Now, a group of researchers at MIT’s Computer Science and Artificial Intelligence Laboratory have created the equivalent of an Alexa for a physical robot. The program, with the decidedly less cute name of ComText, enables humans to give robots commands using natural language. The team of researchers tested ComText with an off-the-shelf robot called Baxter, which is mainly used in warehouses and factories, but the program could also be applied to other kinds of robots as well.
Teaching robots natural language commands, especially those that reference the physical world in any way, is much harder than it sounds. Robots don’t possess any sense of context. If you place a tool on the table and ask a robot to “pick it up,” the bot won’t know what the “it” is. If you ask it to pick up the last tool you were using, it similarly wouldn’t have the capacity to associate a previous experience with this new command.

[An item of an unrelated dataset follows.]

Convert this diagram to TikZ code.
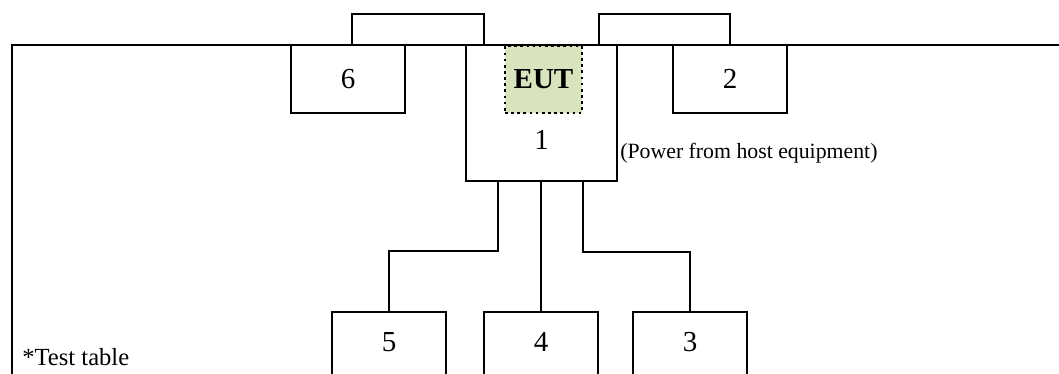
\documentclass[tikz,border=0pt]{standalone}
\usepackage{fontspec}
\setmainfont{Liberation Serif}
\usepackage{tikz}
\usetikzlibrary{positioning, calc}
\definecolor{EUTGreen}{RGB}{215,228,189}

\begin{document}
\begin{tikzpicture}[x=0.02cm, y=-0.02cm,
          unit/.style={rectangle, draw, line width=1.15pt, inner sep=0pt,
                       minimum width=2.28cm, font=\fontsize{16.5}{18}\selectfont},
          num/.style={inner sep=0pt, font=\fontsize{16.5}{18}\selectfont},
          wire/.style={line width=1.15pt}
        ]
        \useasboundingbox (0,0) rectangle (1059,374);
        \clip (0,0) rectangle (1059,374);

        % Test table
        \draw[wire] (1100,45) -| (12,420);
        \node[anchor=west, inner sep=0pt, font=\fontsize{14}{16}\selectfont]
              (table) at (22,357) {*Test table};

        % Top row
        \node[unit, minimum height=1.36cm] (box6) at (348,79) {6};
        \node[unit, minimum width=3.02cm, minimum height=2.72cm] (box1) at (541.5,113) {};
        \node[num] (num1) at (541.5,140) {1};
        \node[unit, minimum height=1.36cm] (box2) at (730,79) {2};

        % EUT
        \node[rectangle, draw, dotted, line width=1.5pt, fill=EUTGreen,
              minimum width=1.54cm, minimum height=1.34cm, inner sep=0pt,
              font=\fontsize{16.5}{18}\selectfont\bfseries] (eut) at (543.5,79.5) {EUT};

        % Power note
        \node[anchor=west, inner sep=0pt, font=\fontsize{12.4}{14}\selectfont]
              (power) at (620,153) {(Power from host equipment)};

        % Bottom row
        \node[unit, anchor=north, minimum height=2cm] (box5) at (389,311) {};
        \node[num] (num5) at (389,342) {5};
        \node[unit, anchor=north, minimum height=2cm] (box4) at (541,311) {};
        \node[num] (num4) at (541,342) {4};
        \node[unit, anchor=north, minimum height=2cm] (box3) at (690,311) {};
        \node[num] (num3) at (690,342) {3};

        % Cables
        \draw[wire] ([xshift=0.08cm]box6.north) -- ++(0,-30)
              -| ([xshift=0.38cm]box1.north west);
        \draw[wire] ([xshift=-0.38cm]box1.north east) -- ++(0,-30) -| (box2.north);
        \draw[wire] ([xshift=0.66cm]box1.south west) -- ++(0,69) -| (box5.north);
        \draw[wire] (box1.south -| box4.north) -- (box4.north);
        \draw[wire] ([xshift=-0.7cm]box1.south east) -- ++(0,70) -| (box3.north);
      \end{tikzpicture}
\end{document}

But ComText, short for Commands in Context, essentially gives the robot what psychologists call declarative or explicit memory in humans: the ability to recall facts and events that have occurred. There are two types of declarative memory. One, called semantic memory, is fact-based–that your birthday is this date, or you work at this company.
Then there’s episodic memory, which is based on experiences in the past that inform decisions that are made in the future. In other words, it’s context–and that’s what ComText enables robots to perform. With this system, if you ask the bot to pick up the last tool you were using, it can quite literally go back through its digital memory (in the form of a video feed) to find the previous instance of you using a tool, identify that tool again in the real world, and pick it up.

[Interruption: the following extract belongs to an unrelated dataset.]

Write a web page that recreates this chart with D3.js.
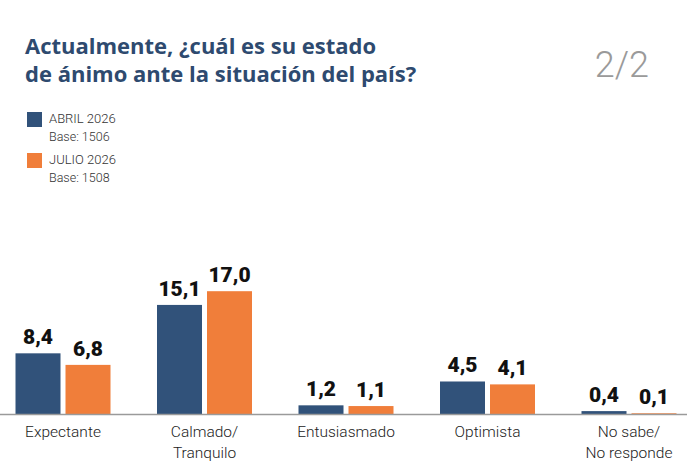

Humans use episodic memory in natural language processing all the time, even at a young age. If you tell a young child, “the cup is mine,” and then ask them, “pick up my cup,” they know to associate the cup on the table with you, and to pick it up when you reference it. But that requires a complex association that’s difficult for robots. “‘Mine’ is an abstract relationship,” says Rohan Paul, a postdoc at MIT who was a lead author on a paper about ComText. “You can’t build a detector of it. There’s not a physical manifestation.”
But ComText can also perform this type of action, where a “fact” like “the cup is mine” is stored in what Paul called its “knowledge drawer.” Then, when you later ask it to “pick up my cup,” the robot can reference that database to correctly identify which cup is yours.
ComText is a step forward in human-robot interaction and could enable people to communicate naturally with robots using references to previous occurrences and abstract concepts like ownership. If there were a robot enabled with ComText in your grandmother’s home, for instance, it would be able to understand when she asks it to pick up the package she knocked to the floor or bring her favorite sweater.
“These two contributions come together to allow the robot to significantly expand the kinds of commands we can ask the robot to perform in the physical world,” Paul says. When testing with Baxter and ComText, the robot executed the command accurately 90% of the time.
This is important because humans and robots are interacting more and more–in factories, in the home, and increasingly on the road. In fact, the research was partially funded by Toyota. Contextual memory would be essential for communication with an autonomous vehicle, enabling you to say things like, “pick me up from the same place you left me yesterday,” “pick up my wife at 5:00 p.m. from her office,” and “turn left where you saw that pedestrian walk.” All of these instances require reasoning about interactions in the physical world based on contextual information.
Next up for ComText are higher-level inferences–and more complex tasks than picking up and putting down objects, which is all Baxter is designed to do. Paul says he hopes to add a speech component to the program so that the robot and human could have a conversation, asking each other questions to collaborate better. He also wants to add more knowledge to the robot’s memory to enable more complex tasks and deduction. For instance, if you tell the robot that there’s an aluminum block on the table and that it’s a conductor, the goal would be for the robot to be able to bring it to you if you later say, “bring me a conductor.” Combining more knowledge with contextual memory would help the program make better inferences about what a command actually means.
This is all in the name of humans and robots communicating more effectively. Maybe they won’t take our jobs–we’ll just work together.